# INSTRUCTION
Any pictures in the records below should be skipped; write out everything else exactly.
------
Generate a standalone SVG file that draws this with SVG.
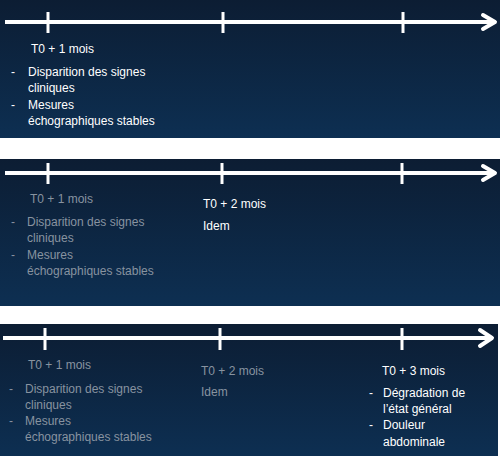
<svg xmlns="http://www.w3.org/2000/svg" width="500" height="456" viewBox="0 0 500 456">
<defs>
<linearGradient id="bg" x1="0" y1="0" x2="0" y2="1">
<stop offset="0" stop-color="#0c1d33"/>
<stop offset="1" stop-color="#0d2f52"/>
</linearGradient>
<style>
.axis{stroke:#ffffff;stroke-width:4;fill:none}
.tick{stroke:#ffffff;stroke-width:3;fill:none}
.head{stroke:#ffffff;stroke-width:4;fill:none;stroke-linecap:round;stroke-linejoin:round}
text{font-family:"Liberation Sans",Arial,sans-serif;font-size:12px}
.w{fill:#ffffff}
.g{fill:#8893a0}
</style>
</defs>
<rect x="0" y="0" width="500" height="456" fill="#ffffff"/>
<rect x="0" y="0" width="500" height="138" fill="url(#bg)"/>
<rect x="0" y="159" width="500" height="147" fill="url(#bg)"/>
<rect x="0" y="324" width="498" height="132" fill="url(#bg)"/>

<g id="connectors">
<line class="axis" x1="5" y1="22" x2="494" y2="22"/>
<polyline class="head" points="483,15 495,22 483,29"/>
<line class="tick" x1="48" y1="12" x2="48" y2="33"/>
<line class="tick" x1="223" y1="12" x2="223" y2="33"/>
<line class="tick" x1="403" y1="12" x2="403" y2="33"/>

<line class="axis" x1="5" y1="173" x2="494" y2="173"/>
<polyline class="head" points="483,166 495,173 483,180"/>
<line class="tick" x1="48" y1="163" x2="48" y2="184"/>
<line class="tick" x1="222" y1="163" x2="222" y2="184"/>
<line class="tick" x1="402" y1="163" x2="402" y2="184"/>

<line class="axis" x1="3" y1="338" x2="490" y2="338"/>
<polyline class="head" points="480,330 492,338 480,346"/>
<line class="tick" x1="45" y1="328" x2="45" y2="350"/>
<line class="tick" x1="220" y1="328" x2="220" y2="350"/>
<line class="tick" x1="402" y1="328" x2="402" y2="350"/>
</g>

<g id="p1-m1">
<text class="w" x="31" y="53">T0 + 1 mois</text>
<text class="w" x="11" y="76">-</text>
<text class="w" x="28" y="76">Disparition des signes</text>
<text class="w" x="28" y="92">cliniques</text>
<text class="w" x="11" y="109">-</text>
<text class="w" x="28" y="109">Mesures</text>
<text class="w" x="28" y="125">échographiques stables</text>
</g>

<g id="p2-m1">
<text class="g" x="30" y="203">T0 + 1 mois</text>
<text class="g" x="11" y="226">-</text>
<text class="g" x="27" y="226">Disparition des signes</text>
<text class="g" x="27" y="242">cliniques</text>
<text class="g" x="11" y="259">-</text>
<text class="g" x="27" y="259">Mesures</text>
<text class="g" x="27" y="275">échographiques stables</text>
</g>
<g id="p2-m2">
<text class="w" x="203" y="208">T0 + 2 mois</text>
<text class="w" x="203" y="230">Idem</text>
</g>

<g id="p3-m1">
<text class="g" x="28" y="369">T0 + 1 mois</text>
<text class="g" x="9" y="393">-</text>
<text class="g" x="25" y="393">Disparition des signes</text>
<text class="g" x="25" y="409">cliniques</text>
<text class="g" x="9" y="425">-</text>
<text class="g" x="25" y="425">Mesures</text>
<text class="g" x="25" y="441">échographiques stables</text>
</g>
<g id="p3-m2">
<text class="g" x="201" y="375">T0 + 2 mois</text>
<text class="g" x="201" y="396">Idem</text>
</g>
<g id="p3-m3">
<text class="w" x="382" y="375">T0 + 3 mois</text>
<text class="w" x="369" y="397">-</text>
<text class="w" x="383" y="397">Dégradation de</text>
<text class="w" x="383" y="413">l’état général</text>
<text class="w" x="369" y="429">-</text>
<text class="w" x="383" y="429">Douleur</text>
<text class="w" x="383" y="446">abdominale</text>
</g>
</svg>
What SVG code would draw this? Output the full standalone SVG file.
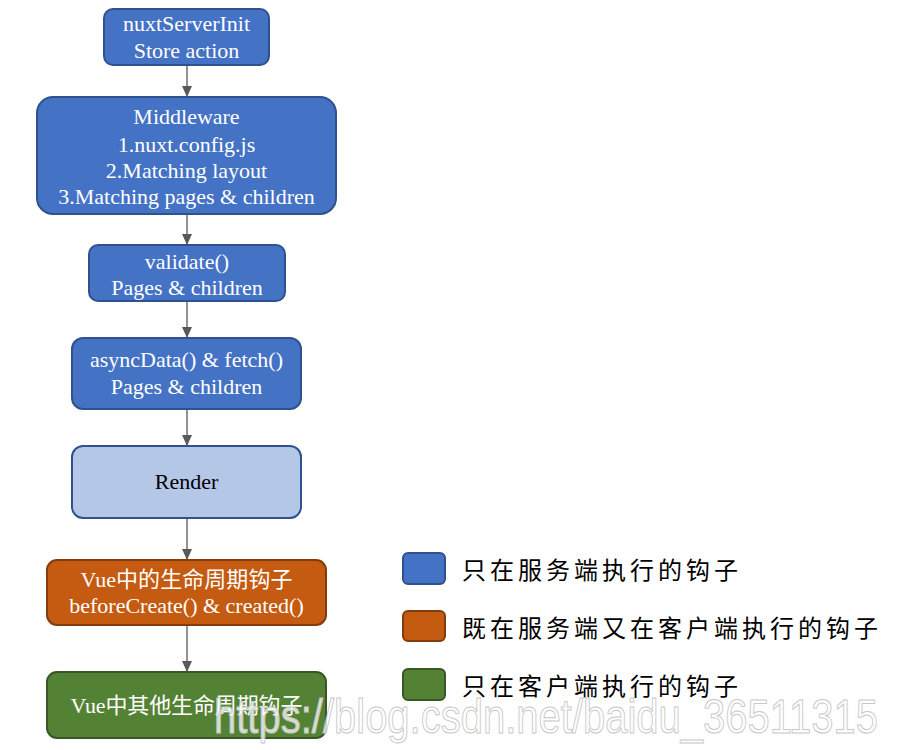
------
# TASK OUTPUT
Generate a standalone SVG file that draws this with SVG.
<svg xmlns="http://www.w3.org/2000/svg" width="500" height="456" viewBox="0 0 500 456">
<defs>
<linearGradient id="bg" x1="0" y1="0" x2="0" y2="1">
<stop offset="0" stop-color="#0c1d33"/>
<stop offset="1" stop-color="#0d2f52"/>
</linearGradient>
<style>
.axis{stroke:#ffffff;stroke-width:4;fill:none}
.tick{stroke:#ffffff;stroke-width:3;fill:none}
.head{stroke:#ffffff;stroke-width:4;fill:none;stroke-linecap:round;stroke-linejoin:round}
text{font-family:"Liberation Sans",Arial,sans-serif;font-size:12px}
.w{fill:#ffffff}
.g{fill:#8893a0}
</style>
</defs>
<rect x="0" y="0" width="500" height="456" fill="#ffffff"/>
<rect x="0" y="0" width="500" height="138" fill="url(#bg)"/>
<rect x="0" y="159" width="500" height="147" fill="url(#bg)"/>
<rect x="0" y="324" width="498" height="132" fill="url(#bg)"/>

<g id="connectors">
<line class="axis" x1="5" y1="22" x2="494" y2="22"/>
<polyline class="head" points="483,15 495,22 483,29"/>
<line class="tick" x1="48" y1="12" x2="48" y2="33"/>
<line class="tick" x1="223" y1="12" x2="223" y2="33"/>
<line class="tick" x1="403" y1="12" x2="403" y2="33"/>

<line class="axis" x1="5" y1="173" x2="494" y2="173"/>
<polyline class="head" points="483,166 495,173 483,180"/>
<line class="tick" x1="48" y1="163" x2="48" y2="184"/>
<line class="tick" x1="222" y1="163" x2="222" y2="184"/>
<line class="tick" x1="402" y1="163" x2="402" y2="184"/>

<line class="axis" x1="3" y1="338" x2="490" y2="338"/>
<polyline class="head" points="480,330 492,338 480,346"/>
<line class="tick" x1="45" y1="328" x2="45" y2="350"/>
<line class="tick" x1="220" y1="328" x2="220" y2="350"/>
<line class="tick" x1="402" y1="328" x2="402" y2="350"/>
</g>

<g id="p1-m1">
<text class="w" x="31" y="53">T0 + 1 mois</text>
<text class="w" x="11" y="76">-</text>
<text class="w" x="28" y="76">Disparition des signes</text>
<text class="w" x="28" y="92">cliniques</text>
<text class="w" x="11" y="109">-</text>
<text class="w" x="28" y="109">Mesures</text>
<text class="w" x="28" y="125">échographiques stables</text>
</g>

<g id="p2-m1">
<text class="g" x="30" y="203">T0 + 1 mois</text>
<text class="g" x="11" y="226">-</text>
<text class="g" x="27" y="226">Disparition des signes</text>
<text class="g" x="27" y="242">cliniques</text>
<text class="g" x="11" y="259">-</text>
<text class="g" x="27" y="259">Mesures</text>
<text class="g" x="27" y="275">échographiques stables</text>
</g>
<g id="p2-m2">
<text class="w" x="203" y="208">T0 + 2 mois</text>
<text class="w" x="203" y="230">Idem</text>
</g>

<g id="p3-m1">
<text class="g" x="28" y="369">T0 + 1 mois</text>
<text class="g" x="9" y="393">-</text>
<text class="g" x="25" y="393">Disparition des signes</text>
<text class="g" x="25" y="409">cliniques</text>
<text class="g" x="9" y="425">-</text>
<text class="g" x="25" y="425">Mesures</text>
<text class="g" x="25" y="441">échographiques stables</text>
</g>
<g id="p3-m2">
<text class="g" x="201" y="375">T0 + 2 mois</text>
<text class="g" x="201" y="396">Idem</text>
</g>
<g id="p3-m3">
<text class="w" x="382" y="375">T0 + 3 mois</text>
<text class="w" x="369" y="397">-</text>
<text class="w" x="383" y="397">Dégradation de</text>
<text class="w" x="383" y="413">l’état général</text>
<text class="w" x="369" y="429">-</text>
<text class="w" x="383" y="429">Douleur</text>
<text class="w" x="383" y="446">abdominale</text>
</g>
</svg>
What SVG code would draw this? Output the full standalone SVG file.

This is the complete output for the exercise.